Eine unheilvolle Skyline
In seiner Graphic Novel Marode Substanz, Genosse!, die bereits von der Presse gefeiert wurde, beschäftigt sich der im Libanon geborene Schriftsteller und Essayist Viken Berberian mit den Versprechen von Ideologien, wobei er sich vor allem auf das Feld der Architektur als Spiegelbild dieses Themas konzentriert. Nicht nur thematisch, sondern auch formal gehen er und Illustrator Yann Kebbi eigene Wege, wollten sie sich mit dem Projekt von den gängigen Konventionen, wie den Sprechblasen, befreien, wie Berberian in Interviews erklärt.

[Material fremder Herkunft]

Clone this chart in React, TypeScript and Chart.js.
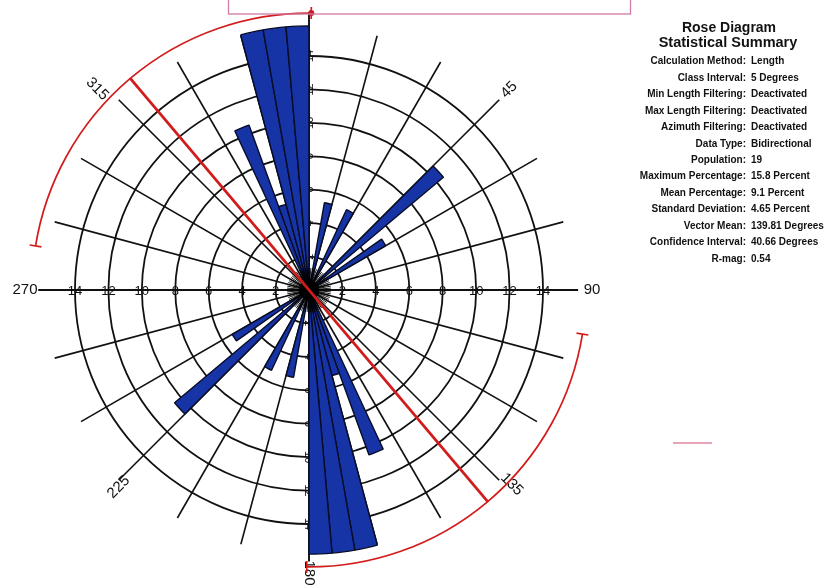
import React, { useEffect, useRef } from "react";
import { Chart, registerables } from "chart.js";

Chart.register(...registerables);

// ---- Data ----
const binSize = 5; // degrees per class
const binStarts = [10, 25, 45, 55, 155, 160, 165, 170, 175, 190, 205, 225, 235, 335, 340, 345, 350, 355];
const binPercents = [5.3, 5.3, 10.5, 5.3, 10.5, 5.3, 15.8, 15.8, 15.8, 5.3, 5.3, 10.5, 5.3, 10.5, 5.3, 15.8, 15.8, 15.8];
const ringTicks = [2, 4, 6, 8, 10, 12, 14];
const spokeBearings = [15, 30, 45, 60, 75, 105, 120, 135, 150, 165, 195, 210, 225, 240, 255, 285, 300, 315, 330, 345];
const angleLabels = ["45", "90", "135", "180", "225", "270", "315"];
const angleLabelBearings = [45, 90, 133.8, 180, 224, 270, 313.5];
const vectorMean = 139.81;
const confidenceInterval = 40.66;
const summaryTitle = ["Rose Diagram", "Statistical Summary"];
const summaryLabels = [
  "Calculation Method:",
  "Class Interval:",
  "Min Length Filtering:",
  "Max Length Filtering:",
  "Azimuth Filtering:",
  "Data Type:",
  "Population:",
  "Maximum Percentage:",
  "Mean Percentage:",
  "Standard Deviation:",
  "Vector Mean:",
  "Confidence Interval:",
  "R-mag:",
];
const summaryValues = [
  "Length",
  "5 Degrees",
  "Deactivated",
  "Deactivated",
  "Deactivated",
  "Bidirectional",
  "19",
  "15.8 Percent",
  "9.1 Percent",
  "4.65 Percent",
  "139.81 Degrees",
  "40.66 Degrees",
  "0.54",
];

const binCount = 360 / binSize;
const binData: number[] = [];
for (let i = 0; i < binCount; i++) binData.push(0);
binStarts.forEach((b, i) => {
  binData[Math.round(b / binSize)] = binPercents[i];
});

const FONT = '"Liberation Sans", Arial, sans-serif';

const rosePlugin = {
  id: "roseDecor",
  beforeDatasetsDraw(chart: any) {
    const s = chart.scales.r;
    const cx = s.xCenter;
    const cy = s.yCenter;
    const R = (v: number) => s.getDistanceFromCenterForValue(v);
    const pt = (b: number, r: number) => {
      const t = ((b - 90) * Math.PI) / 180;
      return [cx + r * Math.cos(t), cy + r * Math.sin(t)];
    };
    const ctx = chart.ctx;
    ctx.save();
    ctx.strokeStyle = "#111";
    ctx.lineWidth = 1.8;
    // rings
    for (const v of ringTicks) {
      ctx.beginPath();
      ctx.arc(cx, cy, R(v), 0, Math.PI * 2);
      ctx.stroke();
    }
    // spokes
    ctx.lineWidth = 1.6;
    for (const b of spokeBearings) {
      const len = b % 45 === 0 ? R(16.1) : R(15.75);
      const [x, y] = pt(b, len);
      ctx.beginPath();
      ctx.moveTo(cx, cy);
      ctx.lineTo(x, y);
      ctx.stroke();
    }
    // axes
    ctx.lineWidth = 1.9;
    ctx.beginPath();
    ctx.moveTo(cx - R(16.2), cy);
    ctx.lineTo(cx + R(16.1), cy);
    ctx.moveTo(cx, cy - R(16.6));
    ctx.lineTo(cx, cy + R(16.25));
    ctx.stroke();
    // tick labels on the axes
    ctx.fillStyle = "#111";
    ctx.font = "13px " + FONT;
    ctx.textAlign = "center";
    ctx.textBaseline = "middle";
    for (const v of ringTicks) {
      ctx.fillText(String(v), cx - R(v), cy + 1);
      ctx.fillText(String(v), cx + R(v), cy + 1);
    }
    ctx.font = "11px " + FONT;
    for (const v of ringTicks) {
      ctx.save();
      ctx.translate(cx + 1, cy - R(v));
      ctx.rotate(-Math.PI / 2);
      ctx.fillText(String(v), 0, 0);
      ctx.restore();
      ctx.save();
      ctx.translate(cx - 1, cy + R(v));
      ctx.rotate(Math.PI / 2);
      ctx.fillText(String(v), 0, 0);
      ctx.restore();
    }
    // direction labels
    ctx.font = "15px " + FONT;
    const radii = [283, 283, 281, 283, 274, 284, 292];
    const rots = [-45, 0, 45, 90, -45, 0, 45];
    angleLabels.forEach((lab, i) => {
      const [x, y] = pt(angleLabelBearings[i], radii[i]);
      ctx.save();
      ctx.translate(x, y);
      ctx.rotate((rots[i] * Math.PI) / 180);
      ctx.fillText(lab, 0, 0);
      ctx.restore();
    });
    ctx.restore();
  },
  afterDatasetsDraw(chart: any) {
    const s = chart.scales.r;
    const cx = s.xCenter;
    const cy = s.yCenter;
    const R = (v: number) => s.getDistanceFromCenterForValue(v);
    const pt = (b: number, r: number) => {
      const t = ((b - 90) * Math.PI) / 180;
      return [cx + r * Math.cos(t), cy + r * Math.sin(t)];
    };
    const rad = (b: number) => ((b - 90) * Math.PI) / 180;
    const ctx = chart.ctx;
    ctx.save();
    // central hub
    ctx.strokeStyle = "#000";
    ctx.lineWidth = 0.9;
    for (let b = 0; b < 360; b += 5) {
      const [x, y] = pt(b, 22);
      ctx.beginPath();
      ctx.moveTo(cx, cy);
      ctx.lineTo(x, y);
      ctx.stroke();
    }
    ctx.fillStyle = "#000";
    ctx.beginPath();
    ctx.arc(cx, cy, 10, 0, Math.PI * 2);
    ctx.fill();

    // vector mean and confidence arcs
    const arcR = R(16.57);
    ctx.strokeStyle = "#d21c1c";
    ctx.lineWidth = 2.8;
    const [x1, y1] = pt(vectorMean, arcR);
    const [x2, y2] = pt(vectorMean + 180, arcR);
    ctx.beginPath();
    ctx.moveTo(x2, y2);
    ctx.lineTo(x1, y1);
    ctx.stroke();
    ctx.lineWidth = 1.7;
    for (const base of [vectorMean, vectorMean + 180]) {
      const a0 = base - confidenceInterval;
      const a1 = base + confidenceInterval;
      ctx.beginPath();
      ctx.arc(cx, cy, arcR, rad(a0), rad(a1), false);
      ctx.stroke();
      for (const a of [a0, a1]) {
        const [ix, iy] = pt(a, arcR - 6);
        const [ox, oy] = pt(a, arcR + 6);
        ctx.beginPath();
        ctx.moveTo(ix, iy);
        ctx.lineTo(ox, oy);
        ctx.stroke();
      }
    }
    const [dx, dy] = pt(0.47, arcR);
    ctx.fillStyle = "#c81c2c";
    ctx.beginPath();
    ctx.arc(dx, dy, 3, 0, Math.PI * 2);
    ctx.fill();

    // pink title box (cut off at top)
    ctx.strokeStyle = "#d27aa8";
    ctx.lineWidth = 1.3;
    ctx.strokeRect(228.5, -3, 402, 17);

    // small pink line
    ctx.strokeStyle = "#e8a3b4";
    ctx.lineWidth = 2;
    ctx.beginPath();
    ctx.moveTo(673, 443);
    ctx.lineTo(712, 443);
    ctx.stroke();

    // summary
    ctx.fillStyle = "#111";
    ctx.textBaseline = "middle";
    ctx.textAlign = "center";
    ctx.font = "bold 14px " + FONT;
    ctx.fillText(summaryTitle[0], 729, 28);
    ctx.font = "bold 14.5px " + FONT;
    ctx.fillText(summaryTitle[1], 728, 43);
    ctx.font = "bold 10px " + FONT;
    summaryLabels.forEach((lab, i) => {
      const y = 61.5 + i * 16.45;
      ctx.textAlign = "right";
      ctx.fillText(lab, 746, y);
      ctx.textAlign = "left";
      ctx.fillText(summaryValues[i], 751, y);
    });
    ctx.restore();
  },
};

export default function App() {
  const ref = useRef<HTMLCanvasElement | null>(null);
  useEffect(() => {
    if (!ref.current) return;
    const chart = new Chart(ref.current, {
      type: "polarArea",
      data: {
        labels: binData.map((_, i) => String(i * binSize)),
        datasets: [
          {
            data: binData,
            backgroundColor: "#1634a6",
            borderColor: "#080c26",
            borderWidth: 1.4,
          },
        ],
      },
      options: {
        animation: false,
        responsive: false,
        maintainAspectRatio: false,
        events: [],
        layout: { padding: { left: 0, top: 0, right: 213, bottom: 6 } },
        plugins: { legend: { display: false }, tooltip: { enabled: false } },
        scales: {
          r: {
            min: 0,
            max: 17.35,
            startAngle: 0,
            ticks: { display: false },
            grid: { display: false },
            angleLines: { display: false },
            pointLabels: { display: false },
          },
        },
      },
      plugins: [rosePlugin],
    });
    return () => chart.destroy();
  }, []);
  return (
    <div style={{ position: "fixed", left: 0, top: 0, width: 831, height: 586, background: "#fff" }}>
      <canvas ref={ref} width={831} height={586} style={{ display: "block" }} />
    </div>
  );
}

Im Kern folgt Marode Substanz der Prämisse, dass Kunst immer einer Ideologie folgt, ob nun bewusst oder unbewusst. Voller Leidenschaft und Überzeugung erklärt Frunz der eifrig alles notierenden Studentenschaft die Prinzipien des Brutalismus, erzählt von seiner Kindheit und Jugend als einer Art Initiationsreise, an dessen Ende die Erkenntnis steht, man könne mittels der Kunst die wirklich wahre Revolution in die Welt bringen. Auch wenn die Ähnlichkeit seiner Reden zu denen politischer Agitatoren gegeben zu sein scheint, ist dies keiner Bewegung der Gewalt, die letztlich nur die alten Hierarchien anders wiederaufbaut. Es ist eine Vision, die von der Liebe zum Beton geprägt ist, von einer einfachen Form, die so schlicht und simpel ist, dass sie jeder begreifen kann.

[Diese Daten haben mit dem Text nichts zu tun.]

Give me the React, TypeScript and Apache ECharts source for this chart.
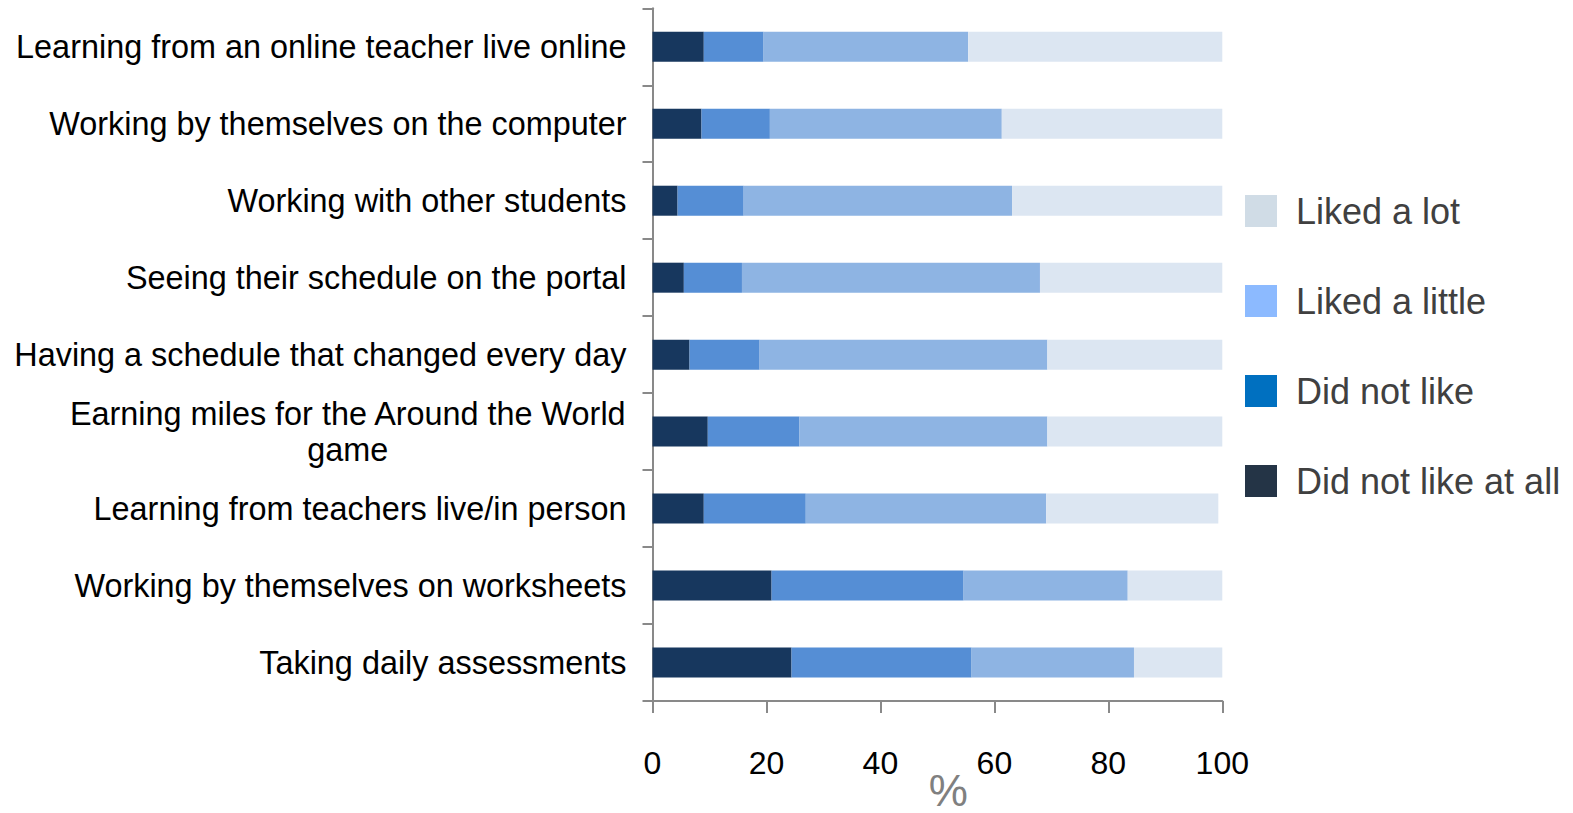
import React, { useEffect, useRef } from "react";
import * as echarts from "echarts";

const categories = [
  "Learning from an online teacher live online",
  "Working by themselves on the computer",
  "Working with other students",
  "Seeing their schedule on the portal",
  "Having a schedule that changed every day",
  "Earning miles for the Around the World\ngame",
  "Learning from teachers live/in person",
  "Working by themselves on worksheets",
  "Taking daily assessments",
];

const didNotLikeAtAll = [9.0, 8.6, 4.4, 5.5, 6.5, 9.7, 9.0, 20.9, 24.4];
const didNotLike = [10.5, 12.0, 11.6, 10.2, 12.3, 16.1, 17.9, 33.7, 31.6];
const likedALittle = [35.9, 40.7, 47.1, 52.3, 50.5, 43.5, 42.2, 28.8, 28.5];
const likedALot = [44.6, 38.7, 37.2, 32.0, 30.7, 30.7, 30.2, 16.6, 15.5];

const xTicks = [0, 20, 40, 60, 80, 100];

const FONT = "'Liberation Sans', Arial, sans-serif";
const AXIS_COLOR = "#898989";

export default function App() {
  const ref = useRef<HTMLDivElement>(null);

  useEffect(() => {
    if (!ref.current) return;
    const chart = echarts.init(ref.current, undefined, { renderer: "svg" });

    const seriesDefs = [
      { name: "Did not like at all", data: didNotLikeAtAll, color: "#17375e" },
      { name: "Did not like", data: didNotLike, color: "#558ed5" },
      { name: "Liked a little", data: likedALittle, color: "#8eb4e3" },
      { name: "Liked a lot", data: likedALot, color: "#dce6f2" },
    ];

    const option: any = {
      animation: false,
      grid: {
        left: 652.5,
        right: 350.7,
        top: 8.3,
        bottom: 112,
        containLabel: false,
        outerBoundsMode: "none",
      },
      legend: {
        orient: "vertical",
        left: 1245,
        top: 193,
        padding: 0,
        itemWidth: 32,
        itemHeight: 32,
        itemGap: 54,
        icon: "rect",
        textStyle: {
          fontSize: 36,
          color: "#404040",
          fontFamily: FONT,
          padding: [0, 0, 0, 14],
        },
        data: [
          { name: "Liked a lot", itemStyle: { color: "#d0dce6" } },
          { name: "Liked a little", itemStyle: { color: "#8cbaff" } },
          { name: "Did not like", itemStyle: { color: "#0070c0" } },
          { name: "Did not like at all", itemStyle: { color: "#243446" } },
        ],
      },
      xAxis: {
        type: "value",
        min: xTicks[0],
        max: xTicks[xTicks.length - 1],
        interval: 20,
        name: "%",
        nameLocation: "middle",
        nameGap: 67,
        nameMoveOverlap: false,
        nameTextStyle: {
          fontSize: 44,
          color: "#808080",
          fontFamily: FONT,
          padding: [0, 0, 0, 22],
        },
        axisLine: { show: true, lineStyle: { color: AXIS_COLOR, width: 2 } },
        axisTick: { show: true, length: 12, lineStyle: { color: AXIS_COLOR, width: 2 } },
        splitLine: { show: false },
        axisLabel: { fontSize: 32, color: "#000", margin: 46, fontFamily: FONT },
      },
      yAxis: {
        type: "category",
        data: categories,
        inverse: true,
        axisLine: { show: true, lineStyle: { color: AXIS_COLOR, width: 2 } },
        axisTick: { show: true, length: 10, interval: 0, lineStyle: { color: AXIS_COLOR, width: 2 } },
        splitLine: { show: false },
        axisLabel: {
          interval: 0,
          margin: 26,
          formatter: (v: string) =>
            v
              .split("\n")
              .map((l) => `{c|${l}}`)
              .join("\n"),
          rich: {
            c: {
              fontSize: 32.4,
              lineHeight: 36,
              color: "#000",
              fontFamily: FONT,
              align: "center",
            },
          },
        },
      },
      series: seriesDefs.map((s) => ({
        name: s.name,
        type: "bar",
        stack: "total",
        barWidth: 30,
        data: s.data,
        itemStyle: { color: s.color, borderWidth: 0 },
      })),
    };

    chart.setOption(option);
    return () => chart.dispose();
  }, []);

  return (
    <div
      ref={ref}
      style={{ position: "fixed", left: 0, top: 0, width: 1573, height: 813, background: "#fff" }}
    />
  );
}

Doch es kommen nicht nur dem Leser schnell Zweifel, denn selbst Frunz ist sich dem Heilsversprechen der Architektur nicht mehr so sicher. Von einer Art Elfenbeinturm aus, der Chefetage der RAD, blicken er und sein Vater auf diese Stadt, auf Pläne und auf Skizzen, aber vergessen die Realität, die sie für eine Zeit geflissentlich ignorieren. Berberian blickt auf seine Figuren mit viel Ironie, aber ohne sie zu werten, was ihr Scheitern umso schlimmer macht, weil es absehbar ist anhand der „unheilvollen Skyline“, die sie kreieren.
Form und Funktion
Die Geschichte wird durch die kunstvollen Illustrationen Yann Kebbis unterstützt, welche ebenfalls jenen Ton zwischen Ironie und Tragödie treffen. Durch das teils Skizzenhafte, Unfertige und zugleich so Klare wird die Nähe zur Baukunst gesucht, wirken manche Panels fast wie abstrakte Baupläne. Die Figuren wirken wie Metaphern für Denkrichtungen und eben jene Distanz zwischen den Bevölkerungsschichten, zwischen den schönen Luftschlössern der Architekten und der Lebensrealität vieler Menschen, was letztlich ein Gegensatz bleibt, der unvereinbar scheint.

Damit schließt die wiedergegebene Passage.